Читать «Беседы об искусстве (сборник)» онлайн - страница 41

Огюст Роден

Но если скульптор своим творчеством внушает впечатления, кои обычно вызывают литература или музыка, почему к нему стремятся придраться? Недавно один публицист критиковал моего «Виктора Гюго», выставленного в Пале-Рояль, заявляя, что это относится не к скульптуре, а к сфере музыки. Он простодушно добавил, что эта вещь напомнила ему симфонию Бетховена. Дай-то Бог, чтобы сказанное им оказалось правдой!

Я, впрочем, не отрицаю, что полезно осмыслить различия между выразительными средствами литературы и изящных искусств.

Прежде всего, особенность литературы в том, что она может выражать идеи, не прибегая к образам. Например, сказать, что глубокое размышление зачастую приводит к бездействию, и при этом нет нужды изображать погруженную в раздумья, неподвижно замершую женщину.

И эта способность жонглировать абстракциями посредством слов, возможно, дает литературе преимущество в сфере мысли перед другими искусствами.

Еще следует заметить, что для литературы характерно развитие истории, которая имеет начало, середину и конец. В ней связываются различные события и выводится заключение. Есть персонажи, которые совершают различные действия, и показаны последствия их поступков. Описанные в литературе сцены усиливают друг друга благодаря определенному расположению, они приобретают конкретное значение лишь в связи с той ролью, которую они играют в развитии интриги.

В пластических искусствах дело обстоит иначе. В них всегда предстает одна-единственная фаза действия. Вот почему художники и скульпторы совершают ошибку, когда нередко заимствуют у писателей их сюжеты. Художник, воплощая часть повествования, на самом деле должен опираться на знание текста в целом. Необходимо, чтобы его работа основывалась на литературном источнике: вещь обретает всю полноту значения, лишь будучи освещенной предыдущими и последующими событиями.

Когда художник Деларош представляет сюжет Шекспира или, скорее, его бледного подражателя Казимира Делавиня, изображая детей Эдуарда прижимающимися друг к другу, то, чтобы проникнуться интересом к этому зрелищу, необходимо знать, что перед нами наследники трона, заключенные в тюрьму, и что в камере внезапно появились наемные убийцы, подосланные узурпатором.

Когда Делакруа – прошу прощения за то, что упоминаю гения рядом с этой посредственностью Деларошем, – заимствует из «Дон-Жуана» лорда Байрона сюжет кораблекрушения и показывает нам шлюпку в штормящем море, сидящих в ней матросов, по очереди вытягивающих из шляпы клочки бумаги, то для понимания этой сцены необходимо знать, что несчастные, погибающие с голоду, решают, кто из них послужит пищей для оставшихся.

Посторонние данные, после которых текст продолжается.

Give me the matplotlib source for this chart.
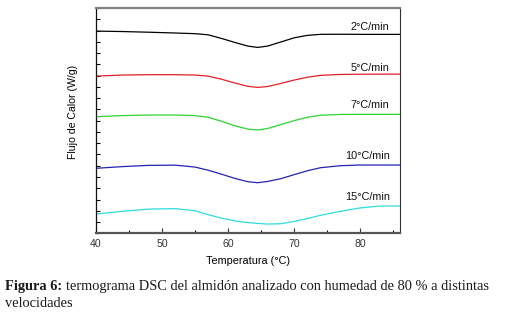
import matplotlib
import matplotlib.pyplot as plt
from matplotlib.ticker import MultipleLocator, NullFormatter

matplotlib.use("Agg")

# Data (heat flow in arbitrary stacked units)
temperatura = [40, 44, 48, 52, 55, 57, 59, 61, 63, 64.5, 66, 68, 70, 72, 74, 77, 80, 83, 86]
flujo_2 = [17.95, 17.91, 17.85, 17.78, 17.72, 17.62, 17.30, 16.95, 16.62, 16.50,
           16.62, 16.98, 17.35, 17.57, 17.66, 17.67, 17.66, 17.66, 17.66]
flujo_5 = [13.95, 14.05, 14.08, 14.08, 14.05, 13.95, 13.68, 13.35, 13.05, 12.95,
           13.03, 13.30, 13.60, 13.85, 14.02, 14.10, 14.12, 14.13, 14.13]
flujo_7 = [10.35, 10.45, 10.50, 10.50, 10.45, 10.30, 9.95, 9.55, 9.25, 9.17,
           9.30, 9.65, 10.00, 10.30, 10.48, 10.55, 10.56, 10.56, 10.56]
flujo_10 = [5.77, 5.92, 6.03, 6.05, 5.88, 5.60, 5.25, 4.88, 4.58, 4.49,
            4.60, 4.85, 5.20, 5.55, 5.82, 6.00, 6.06, 6.06, 6.06]
flujo_15 = [1.71, 1.95, 2.15, 2.19, 2.00, 1.65, 1.35, 1.10, 0.95, 0.88,
            0.82, 0.85, 1.05, 1.30, 1.60, 1.95, 2.25, 2.42, 2.42]

etiquetas = ["2°C/min", "5°C/min", "7°C/min", "10°C/min", "15°C/min"]
etiqueta_y = [18.33, 14.64, 11.36, 6.86, 3.22]
colores = ["#000000", "#e0202a", "#2fd22f", "#2424b0", "#2fdcdc"]

plt.rcParams.update({"font.family": ["Liberation Sans", "DejaVu Sans"]})

fig = plt.figure(figsize=(5.06, 3.25), dpi=100)
ax = fig.add_axes([96 / 506, 1 - 233.3 / 325, 304 / 506, 225.3 / 325])

series = [flujo_2, flujo_5, flujo_7, flujo_10, flujo_15]
for y, c, lab, ly in zip(series, colores, etiquetas, etiqueta_y):
    ax.plot(temperatura, y, color=c, linewidth=0.9)
    ax.text(84.5, ly, lab, color="#111111", fontsize=7.8, ha="right", va="center")

ax.set_xlim(40, 86.06)
ax.set_ylim(0, 20)

ax.xaxis.set_major_locator(MultipleLocator(10))
ax.xaxis.set_minor_locator(MultipleLocator(5))
ax.yaxis.set_major_locator(MultipleLocator(1))
ax.yaxis.set_major_formatter(NullFormatter())
ax.tick_params(axis="x", which="major", direction="in", length=3.5, width=0.8,
               labelsize=7.6, pad=4, colors="#333333")
ax.tick_params(axis="x", which="minor", direction="in", length=2.5, width=0.8)
ax.tick_params(axis="y", which="major", direction="in", length=3, width=0.8)

ax.spines["top"].set_color("#808080")
ax.spines["top"].set_linewidth(1.6)
ax.spines["bottom"].set_color("#555555")
ax.spines["bottom"].set_linewidth(1.6)
ax.spines["left"].set_color("#111111")
ax.spines["left"].set_linewidth(0.9)
ax.spines["right"].set_color("#333333")
ax.spines["right"].set_linewidth(0.8)

ax.set_xlabel("Temperatura (°C)", fontsize=7.8, labelpad=5)
fig.text(73 / 506, 1 - 112 / 325, "Flujo de Calor (W/g)", rotation=90,
         fontsize=7.6, ha="center", va="center")

# caption
cap = fig.text(5 / 506, 1 - 293 / 325, "Figura 6:", family="Liberation Serif",
               fontweight="bold", fontsize=10.4, ha="left", va="bottom", color="#1a1a1a")
fig.text(5 / 506, 1 - 310 / 325, "velocidades", family="Liberation Serif",
         fontsize=10.4, ha="left", va="bottom", color="#1a1a1a")
ax.annotate("termograma DSC del almidón analizado con humedad de 80 % a distintas",
            xy=(1, 0), xycoords=cap, xytext=(3, 0), textcoords="offset points",
            family="Liberation Serif", fontsize=10.4, ha="left", va="bottom",
            color="#1a1a1a", annotation_clip=False)

fig.savefig("out.png", dpi=100)
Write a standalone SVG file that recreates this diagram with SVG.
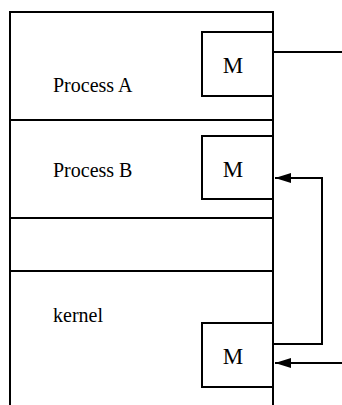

При трактовке литературных сюжетов оба художника допустили одну и ту же ошибку: их произведения сами по себе не несут законченного смысла.

И все же картина Делароша плоха, поскольку рисунок ее холоден, цвет суховат, а чувства мелодраматичны, в то время как Делакруа очарователен: шлюпка на его картине и впрямь качается на морских волнах, голод и отчаяние превратили лица потерпевших кораблекрушение в трагические маски, а мрачное бешенство красочной палитры предвещает какое-то ужасное преступление. И если сюжет байроновской поэмы в картине как бы оборван, то зато здесь нашла воплощение душа художника – лихорадочная, суровая и возвышенная.